EDIT: Again, the atrocity of this point is mitigated by the rebalancing that they did of the game. Veterans are no longer as lost as they would be, but newbies will still not fully grasp the nuances of a VERY complex system.
Yes, in the first game, the tutorial was a little long-winded and repetitive. But it explained concepts and mechanics of an incredibly complex system, taught you how to use it, and, most importantly, how to experiment with it. The tutorial in Magicka 2 is even less helpful, and it doesn’t clarify any of these extremely important changes to the players that think they know the game by heart. It doesn’t communicate what has changed and how that affects the game balance. Veteran players who try to play the game like they used to will fail because of all the new changes, and new players won’t be familiar enough with the game to know how to get at its deeper mechanics.
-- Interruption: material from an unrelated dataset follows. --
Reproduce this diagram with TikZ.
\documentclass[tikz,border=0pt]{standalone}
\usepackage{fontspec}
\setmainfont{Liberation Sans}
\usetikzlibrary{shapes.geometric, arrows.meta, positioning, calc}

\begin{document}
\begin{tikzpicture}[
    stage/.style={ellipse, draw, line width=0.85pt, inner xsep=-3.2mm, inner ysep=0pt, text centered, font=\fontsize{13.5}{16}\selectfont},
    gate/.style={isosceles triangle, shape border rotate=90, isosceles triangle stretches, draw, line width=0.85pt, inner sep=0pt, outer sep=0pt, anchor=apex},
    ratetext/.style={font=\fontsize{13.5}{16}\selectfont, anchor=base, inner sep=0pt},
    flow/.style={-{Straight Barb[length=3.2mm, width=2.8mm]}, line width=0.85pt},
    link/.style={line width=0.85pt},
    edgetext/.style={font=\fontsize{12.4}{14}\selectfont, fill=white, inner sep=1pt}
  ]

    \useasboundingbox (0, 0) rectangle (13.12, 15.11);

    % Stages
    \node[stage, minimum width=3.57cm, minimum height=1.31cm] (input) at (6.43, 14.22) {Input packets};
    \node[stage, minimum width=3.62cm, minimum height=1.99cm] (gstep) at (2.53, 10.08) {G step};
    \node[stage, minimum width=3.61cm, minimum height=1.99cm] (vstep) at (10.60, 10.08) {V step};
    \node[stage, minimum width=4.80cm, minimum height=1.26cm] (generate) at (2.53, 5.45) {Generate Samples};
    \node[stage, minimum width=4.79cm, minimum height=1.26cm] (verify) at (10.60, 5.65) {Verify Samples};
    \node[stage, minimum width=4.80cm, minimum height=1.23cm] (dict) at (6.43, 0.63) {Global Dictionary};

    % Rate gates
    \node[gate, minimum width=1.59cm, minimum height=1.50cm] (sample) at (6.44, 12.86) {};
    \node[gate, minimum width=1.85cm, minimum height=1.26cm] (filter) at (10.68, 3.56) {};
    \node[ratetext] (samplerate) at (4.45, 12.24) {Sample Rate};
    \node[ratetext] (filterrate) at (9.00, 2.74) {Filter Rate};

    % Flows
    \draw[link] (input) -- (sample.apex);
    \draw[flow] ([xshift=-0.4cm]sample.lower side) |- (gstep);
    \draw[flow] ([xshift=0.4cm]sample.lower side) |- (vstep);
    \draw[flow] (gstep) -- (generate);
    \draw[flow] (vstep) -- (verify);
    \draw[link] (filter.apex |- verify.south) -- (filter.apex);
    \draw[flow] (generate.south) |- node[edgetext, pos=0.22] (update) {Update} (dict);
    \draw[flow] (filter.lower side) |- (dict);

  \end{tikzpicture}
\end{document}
So months after the official release, I can give this game a solid recommendation. The magic is back and working better than ever. Multiplayer is incredible compared to Magicka 1. The only thing that I don’t like as much is the campaign itself, which just doesn’t feel as epic or ambitious. The old movement system is back and improved, as well as allowing use of the new MOBA-like movement system. It is still marginally colored by my past experience with the inferior version of the game, but overall I think this going to be a solid base for future adventures with friends.
Note: PS4 players, I hope you have a good time with this game, I really do. The developer said that their preferred method of play is with a controller, so I think you’ll have the better experience between the two platforms. The controls do take getting used to, but you’ll figure it out eventually.